291. Child Owlet

No. 291: Child Owlet

[There are no known US or Canadian traditional versions of this ballad.]

 CONTENTS:

1. Child's Narrative
2. Footnotes (There are no footnotes for this ballad)
3. Brief (Kittredge)
4. Child's Ballad Text A
5. Additions and Corrections

ATTACHED PAGES (see left hand column):

1. Recordings & Info: 291. Child Owlet
   A.  Roud No. 3883: Child Owlet (2 Listings) 

2. Sheet Music: 291. Child Owlet (Bronson gives no music examples)
 
3.  English and Other Versions (Including Child version A)

Child's Narrative: 291. Child Owlet

A. 'Childe Owlet,' Buchan's Ballads of the North of Scotland, I, 27; Motherwell's Manuscript, p. 572.

Lady Erskine invites Child Owlet to be her paramour. Child Owlet revolts at the suggestion; he is sister's son to Lord Ronald. The lady cuts herself with a penknife sufficiently to draw blood; Lord Ronald hears her moaning, comes in, and asks what blood this is; his wife gives him to understand that Child Owlet has offered her violence. A council is held upon the case, and the youth is condemned to be torn by four horses. There was not a twig or a rush on the moor that was not dropping with his blood.

The chain of gold in the first stanza and the penknife below the bed in the fourth have a false ring, and the story is of the tritest. The ballad seems at best to be a late one, and is perhaps mere imitation, but, for an imitation, the last two stanzas are unusually successful.

Brief Description by George Lyman Kittredge

The chain of gold in the first stanza and the penknife below the bed in the fourth have a false ring.
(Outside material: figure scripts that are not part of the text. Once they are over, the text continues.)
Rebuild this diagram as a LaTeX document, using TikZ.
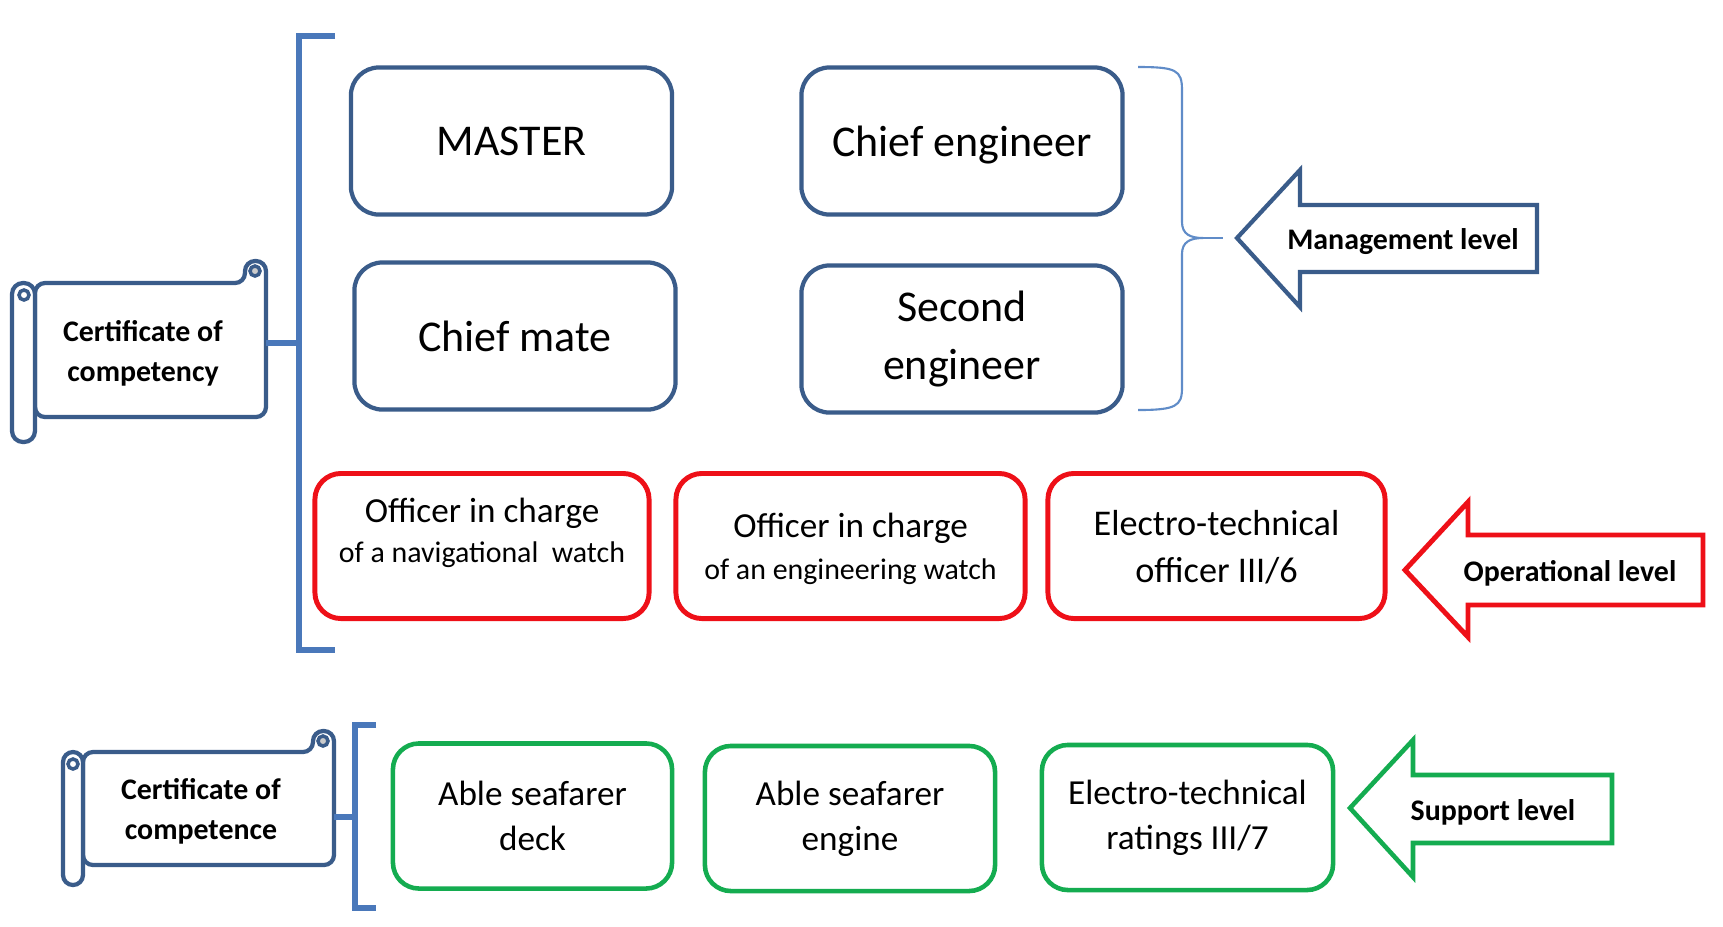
\documentclass[tikz,border=0pt]{standalone}
\usepackage{fontspec}
\setmainfont{Carlito}
\usepackage{xcolor}
\usetikzlibrary{positioning}
\definecolor{navy}{RGB}{58,92,138}
\definecolor{brkblue}{RGB}{74,120,186}
\definecolor{braceblue}{RGB}{96,140,200}
\definecolor{opred}{RGB}{238,16,24}
\definecolor{supgreen}{RGB}{20,172,80}
\tikzset{
    mgmt/.style={
        draw=navy,
        line width=1.2pt,
        rounded corners=0.28cm,
        minimum width=3.21cm,
        minimum height=1.47cm,
        align=center,
        font=\fontsize{12.5}{15}\selectfont
    },
    oper/.style={
        draw=opred,
        line width=1.4pt,
        rounded corners=0.26cm,
        minimum height=1.45cm
    },
    supp/.style={
        draw=supgreen,
        line width=1.3pt,
        rounded corners=0.26cm,
        minimum height=1.45cm,
        align=center,
        font=\fontsize{10}{12.8}\selectfont
    },
    scroll/.style={draw=navy, line width=1.2pt, fill=white},
    brk/.style={draw=brkblue, line width=1.7pt},
    lvlarrow/.style={line width=1.2pt, fill=white},
    lvltext/.style={font=\bfseries\fontsize{8.5}{10}\selectfont},
    certtext/.style={align=center, font=\bfseries\fontsize{8.5}{11.4}\selectfont}
}

\begin{document}
\begin{tikzpicture}[x=0.01cm, y=-0.01cm]
  \fill[white] (0,0) rectangle (1723,926);

  % Certificate of competency (scroll)
  \draw[scroll, rounded corners=0.1cm] (35,283) -- (245,283) -- (245,261) -- (266,261) -- (266,417) -- (35,417) -- cycle;
  \draw[scroll, rounded corners=0.11cm] (12,283) rectangle (35,442);
  \draw[navy, line width=1pt] (24,295) circle (0.05cm);
  \draw[navy, line width=1pt, fill=gray!40] (255,271) circle (0.05cm);
  \node[certtext] (certA) at (143,353) {Certificate of\\competency};

  % Certificate of competence (scroll)
  \draw[scroll, rounded corners=0.1cm] (83,752) -- (313,752) -- (313,731) -- (334,731) -- (334,865) -- (83,865) -- cycle;
  \draw[scroll, rounded corners=0.1cm] (63,752) rectangle (83,885);
  \draw[navy, line width=1pt] (73,764) circle (0.05cm);
  \draw[navy, line width=1pt, fill=gray!40] (323,741) circle (0.05cm);
  \node[certtext] (certB) at (201,811) {Certificate of\\competence};

  % Brackets
  \draw[brk] (335,36) -- (299,36) -- (299,650) -- (335,650);
  \draw[brk] (376,725) -- (355,725) -- (355,908) -- (376,908);
  \coordinate (certA-e) at (266,343);
  \coordinate (brkA) at (299,343);
  \coordinate (certB-e) at (334,817);
  \coordinate (brkB) at (355,817);
  \draw[brk] (certA-e) -- (brkA);
  \draw[brk] (certB-e) -- (brkB);

  % Management level
  \node[mgmt] (mstr) at (511.5,141) {MASTER};
  \node[mgmt, text depth=0pt] (ceng) at (962,141) {Chief engineer};
  \node[mgmt] (cmate) at (515,336) {Chief mate};
  \node[mgmt, font=\fontsize{12.5}{16.5}\selectfont] (seng) at (962,339) {Second\\engineer};

  % Brace
  \coordinate (brc) at (1223,238);
  \draw[braceblue, line width=0.6pt] (1138,67) .. controls (1176,67) and (1182,70) .. (1182,90) -- (1182,222)
    .. controls (1182,234) and (1190,238) .. (1203,238)
    .. controls (1190,238) and (1182,242) .. (1182,254) -- (1182,388)
    .. controls (1182,406) and (1176,410) .. (1138,410);
  \draw[braceblue, line width=0.6pt] (1203,238) -- (brc);

  % Operational level
  \node[oper, minimum width=3.34cm] (onav) at (482,546) {};
  \node[oper, minimum width=3.49cm] (oeng) at (850.5,546) {};
  \node[oper, minimum width=3.37cm] (eto) at (1216.5,546) {};
  \node[align=center, font=\fontsize{10}{11.4}\selectfont] (onav-t) at (482,533)
    {Officer in charge\\{\fontsize{8.5}{10}\selectfont of a navigational\ \ watch}};
  \node[align=center, font=\fontsize{10}{12}\selectfont] (oeng-t) at (850.5,549)
    {Officer in charge\\{\fontsize{8.5}{10}\selectfont of an engineering watch}};
  \node[align=center, font=\fontsize{10.3}{13.4}\selectfont] (eto-t) at (1216.5,547)
    {Electro-technical\\officer III/6};

  % Support level
  \node[supp, minimum width=2.79cm] (abd) at (532.5,816) {Able seafarer\\deck};
  \node[supp, minimum width=2.90cm] (abe) at (850,818.5) {Able seafarer\\engine};
  \node[supp, minimum width=2.91cm] (etr) at (1187.5,817.5) {Electro-technical\\ratings III/7};

  % Level arrows
  \draw[lvlarrow, draw=navy] (1237,238) -- (1300,170) -- (1300,205) -- (1537,205) -- (1537,272) -- (1300,272) -- (1300,307) -- cycle;
  \node[lvltext] (mlvl) at (1403,242) {Management level};
  \draw[lvlarrow, draw=opred, line width=1.4pt] (1405,570) -- (1468,502) -- (1468,535) -- (1703,535) -- (1703,605) -- (1468,605) -- (1468,637) -- cycle;
  \node[lvltext] (olvl) at (1570,573) {Operational level};
  \draw[lvlarrow, draw=supgreen, line width=1.3pt] (1350,808) -- (1413,740) -- (1413,775) -- (1612,775) -- (1612,843) -- (1413,843) -- (1413,877) -- cycle;
  \node[lvltext] (slvl) at (1493,812) {Support level};
\end{tikzpicture}
\end{document}
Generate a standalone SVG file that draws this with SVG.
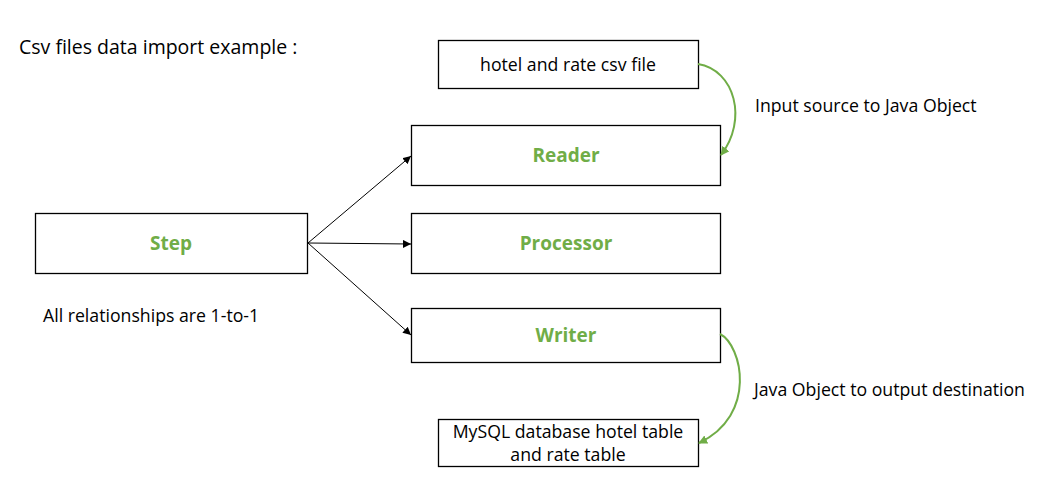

The ballad seems at best to be a late one, and is perhaps mere imitation, but, for an imitation, the last two stanzas are unusually successful.

Child's Ballad Text

'Childe Owlet'- Version A; Child 291 Child Owlet
'Childe Owlet,' Buchan's Ballads of the North of Scotland, I, 27; Motherwell's Manuscript, p. 572.

1    Lady Erskine sits in her chamber,
Sewing at her silken seam,
A chain of gold for Childe Owlet,
As he goes out and in.

2    But it fell ance upon a day
She unto him did say,
Ye must cuckold Lord Ronald,
For a' his lands and ley.

3    'O cease! forbid, madam,' he says,
'That this shoud eer be done!
How would I cuckold Lord Ronald,
And me his sister's son?'

4    Then she's ta'en out a little penknife,
That lay below her bed,
Put it below her green stay's cord,
Which made her body bleed.

5    Then in it came him Lord Ronald,
Hearing his lady's moan;
'What blood is this, my dear,' he says,
'That sparks on the fire-stone?'

6    ung Childe Owlet, your sister's son,
Is now gane frae my bower;
If I hadna been a good woman,
I'd been Childe Owlet's whore.'

7    Then he has taen him Childe Owlet,
Laid him in prison strong,
And all his men a council held
How they woud work him wrong.

8    Some said they woud Childe Owlet hang,
Some said they woud him burn;
Some said they woud have Childe Owlet
Bewteen wild horses torn.

9   There are horses in your stables stand
Can run right speedilie,
And ye will to your stable go,
And wile out four for me.'

10    They put a foal to ilka foot,
And ane to ilka hand,
And sent them down to Darling muir,
As fast as they coud gang.

11    There was not a kow in Darling muir,
Nor ae piece o a rind,
But drappit o Child Owlet's blude
And pieces o his skin.

12    There was not a kow in Darling muir,
Nor ae piece o a rash,
But drappit o Childe Owlet's blude
And pieces o his flesh.

Additions and Corrections

P. 156. Mr. Macmath has called my attention to a ballad on the story of Child Owlet by William Bennet in The Dumfries Monthly Magazine, II, 402, 1826. This piece, called 'Young Edward,' "is founded upon a tradition still current in the district in which Morton Castle is situated." Its quality is that of the old-magazine ballad.